The 2D bubble spirit level is a simple tool which is easy to understand and use. It does not take long to learn to tilt the bubble in the opposite direction to move it inside the circle in the middle. Given how easy it is to use a visual spirit level you might think that a sonic version could also be easy to understand and use.
But what should a spirit level sound like ? How do sounds tell you to tilt it in different directions ? Should it go quiet when it is level or should it give a loud beep ? Could you really use sound alone to level the bubble ? Would one sound design be better than any other or would they all work equally well ? Does the addition of the sounds to the visual interface make the task easier or harder ?
In order to explore these questions I built three Sonic Tilt Apps with different sound designs and tried them out. The Apps were compared by timing how long it took to reach the level position over 10 trials in the Visual, then Sonic, then Visual+Sonic conditions in each App. The results in Table 1. show the mean time to level from a random starting point for 10 trials in each condition for each App, one after the other in series.

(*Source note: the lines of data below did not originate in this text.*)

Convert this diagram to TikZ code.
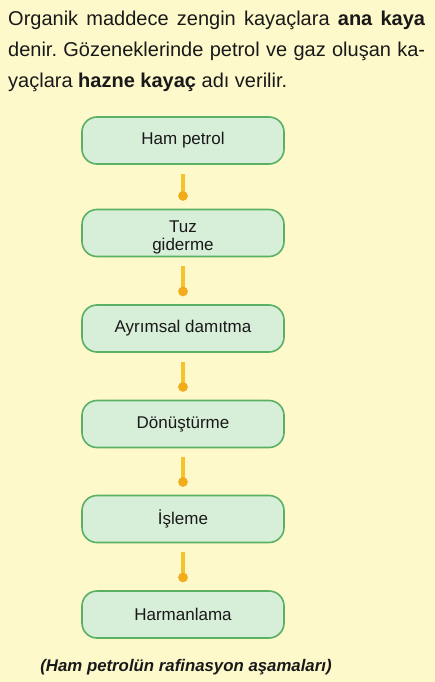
\documentclass[tikz,border=0pt]{standalone}
\usepackage{fontspec}
\setmainfont{Liberation Sans}
\usetikzlibrary{arrows.meta,calc}
\definecolor{bgc}{HTML}{FDF9CB}
\definecolor{boxfill}{HTML}{D7EED8}
\definecolor{boxline}{HTML}{5AB064}
\definecolor{linec}{HTML}{F6C22E}
\definecolor{dotc}{HTML}{F2AC1A}
\frenchspacing
\tikzset{
  stage/.style={draw=boxline, line width=1.6pt, fill=boxfill, rounded corners=15pt,
    minimum width=202pt, minimum height=47pt, inner sep=0pt, align=center,
    font=\fontsize{17}{17}\selectfont, text=black!90},
  conn/.style={draw=linec, line width=3.2pt, -{Circle[length=9.5pt,width=9.5pt,color=dotc,fill=dotc]}}
}
\begin{document}
\begin{tikzpicture}[x=1pt,y=-1pt]
\useasboundingbox (0,0) rectangle (435,682);
\fill[bgc] (0,0) rectangle (435,682);
\node[anchor=north west, inner sep=0pt, align=left, font=\fontsize{20}{31}\selectfont\frenchspacing, text=black!90] (para) at (8,10.5)
  {\makebox[417pt][s]{Organik maddece zengin kayaçlara \textbf{ana kaya}}\\
   \makebox[417pt][s]{denir. Gözeneklerinde petrol ve gaz oluşan ka-}\\
   yaçlara \textbf{hazne kayaç} adı verilir.};
\node[stage] (b1) at (183,140.5) {Ham petrol};
\node[stage] (b2) at (183,233) {\raisebox{-5pt}[\height][\depth]{\begin{tabular}{@{}c@{}}Tuz\\giderme\end{tabular}}};
\node[stage] (b3) at (183,328.5) {Ayrımsal damıtma};
\node[stage] (b4) at (183,424) {Dönüştürme};
\node[stage] (b5) at (183,519) {İşleme};
\node[stage] (b6) at (183,614.5) {Harmanlama};
\foreach \a/\b in {b1/b2,b2/b3,b3/b4,b4/b5,b5/b6}{
  \draw[conn] ($(\a.south)+(0,9)$) -- ($(\b.north)+(0,-8)$);
}
\node[anchor=base, inner sep=0pt, font=\fontsize{16.8}{18}\selectfont\bfseries\itshape, text=black!90] (cap) at (186,671) {(Ham petrolün rafinasyon aşamaları)};
\end{tikzpicture}
\end{document}
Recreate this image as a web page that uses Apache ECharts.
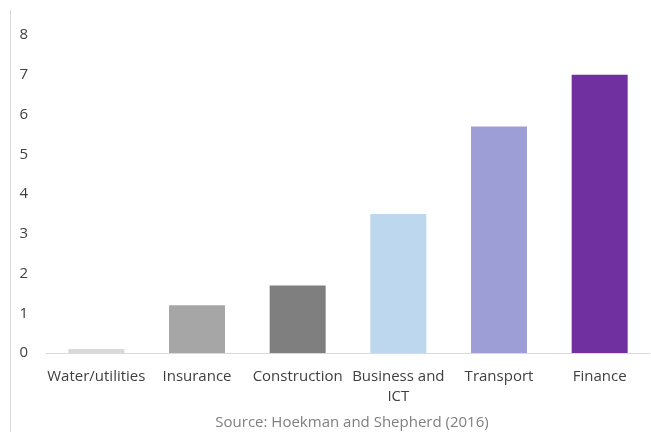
<!DOCTYPE html>
<html><head><meta charset="utf-8">
<script src="https://cdn.jsdelivr.net/npm/echarts@6/dist/echarts.min.js"></script>
<style>html,body{margin:0;padding:0;background:#fff}#c{width:651px;height:432px}</style>
</head><body><div id="c"></div>
<script>
const categories = ["Water/utilities","Insurance","Construction","Business and\nICT","Transport","Finance"];
const values = [0.1, 1.2, 1.7, 3.5, 5.7, 7.0];
const barColors = ["#d9d9d9","#a6a6a6","#7f7f7f","#bdd7ee","#9e9ed7","#7030a0"];
const yTicks = [0,1,2,3,4,5,6,7,8];
const sourceText = "Source: Hoekman and Shepherd (2016)";

const chart = echarts.init(document.getElementById('c'), null, {renderer:'canvas'});
const font = "'Open Sans', 'Noto Sans', sans-serif";
chart.setOption({
  animation:false,
  grid:{left:46,right:1,top:35,bottom:79},
  xAxis:{type:'category',data:categories,
    axisLine:{lineStyle:{color:'#d9d9d9',width:1}},axisTick:{show:false},
    axisLabel:{color:'#404040',fontSize:15,fontFamily:font,margin:14,lineHeight:20,interval:0}},
  yAxis:{type:'value',min:yTicks[0],max:yTicks[yTicks.length-1],interval:1,
    splitLine:{show:false},axisLine:{show:false},axisTick:{show:false},
    axisLabel:{color:'#404040',fontSize:15,fontFamily:font,margin:18}},
  series:[{type:'bar',barWidth:56,
    data:values.map((v,i)=>({value:v,itemStyle:{color:barColors[i]}}))}],
  graphic:[
    {type:'line',shape:{x1:10.5,y1:10,x2:10.5,y2:432},style:{stroke:'#d9d9d9',lineWidth:1}},
    {type:'text',x:352,y:423,style:{text:sourceText,fill:'#7f7f7f',font:"15px "+font,align:'center',verticalAlign:'middle'}}
  ]
});
</script></body></html>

| SpiritLevel App | Visual (s) | Sonic (s) | Visual+Sonic (s) |
| App1. Tuning | 16.4 | 23.8 | 14.2 |
| App 2. Pobblebonk | 14.9 | 20.9 | 9.6 |
| App 3. Crickets | 6.4 | 22.1 | 7.6 |
Table 1. Mean time (seconds) to level over 10 trials from random starting position.

Figure 1. Mean time (seconds) to level, with Standard Deviation on error bars.
The data shows measurements for three different designs (Tuning, Pobblebonk, and Crickets) across three conditions (Visual, Sonic, and Visual+Sonic), along with their spread shown by Standard Deviation on the error bars. From the visualization, we can observe that:
The Sonic condition generally shows higher values across all designs.
The Visual+Sonic combination shows lower values than either condition alone.
Crickets design shows the most variation between conditions.
Tuning and Pobblebonk show somewhat similar patterns.
The Sonic condition shows notably larger error bars across all designs, suggesting more variability in these measurements. The Visual+Sonic combination shows relatively smaller error bars, indicating more consistent measurements in this condition.
The Visual mean for Tuning and Pobblebonk is around15s, but it drops to 6.4s for Crickets where the trials are also more consistent. This improvement could be due to a learning curve for hand-eye coordination that begins to cut in after the first 60 trials. The colour scheme for each App is different, so the improvement might be because the high contrast yellow and black in Crickets is more effective.
The Sonic mean is similar for all three Apps, at around 22s. The ability to complete the task in all 90 trials using sound alone supports the hypothesis that sound can provide the information needed to perform a 2D levelling task. However there is no difference due to the different sound designs in each App, and no sign of a learning effect when using sound across all 90 trials. The spread in the Sonic condition is wide and increases in Crickets. Overall Pobblebonk has the lowest mean and lowest spread, so could be the most promising for further iteration.
The mean for the Visual+Sonic condition is lower than for the Visual condition in Tuning and Pobblebonk, and a bit higher in Crickets. This could be the sound providing additional information in the first two cases. and distracting information in the third. The spread in the Visual+Sonic condition is similar across all three Apps, similar to the most consistent result for the Visual condition in Crickets, and about half of that for the Visual condition in Tuning and Pobblebonk. This suggests that the addition of the sounds results in more consistent performance than in the visual only condition.
These results are personal and not intended to be general. The quick and dirty evaluation is a way to reflect on the hypotheses and assumptions underlying the many choices made in each design, as a basis for further iterative prototyping. Some questions raised by the results of this small pilot are :
1) Is the improvement in the Visual results for the third App due to learning or the colour scheme ?
2) Is there a learning effect for the Sonic condition that takes longer than 10 trials ?
3) If the Visual and Sonic conditions are trained, does the combined Visual+Sonic results also improve, or does it have to be trained as well ?
4) Is the worse Sonic+Visual performance in the third App repeatable, and if so is it the Cricket sound that is causing distraction or is it the minimal Sonic information that is causing the deterioration in performance ?
The observations from this further study could inform the design of more formal randomized trials that control for learning effects and provide results with statistical significance.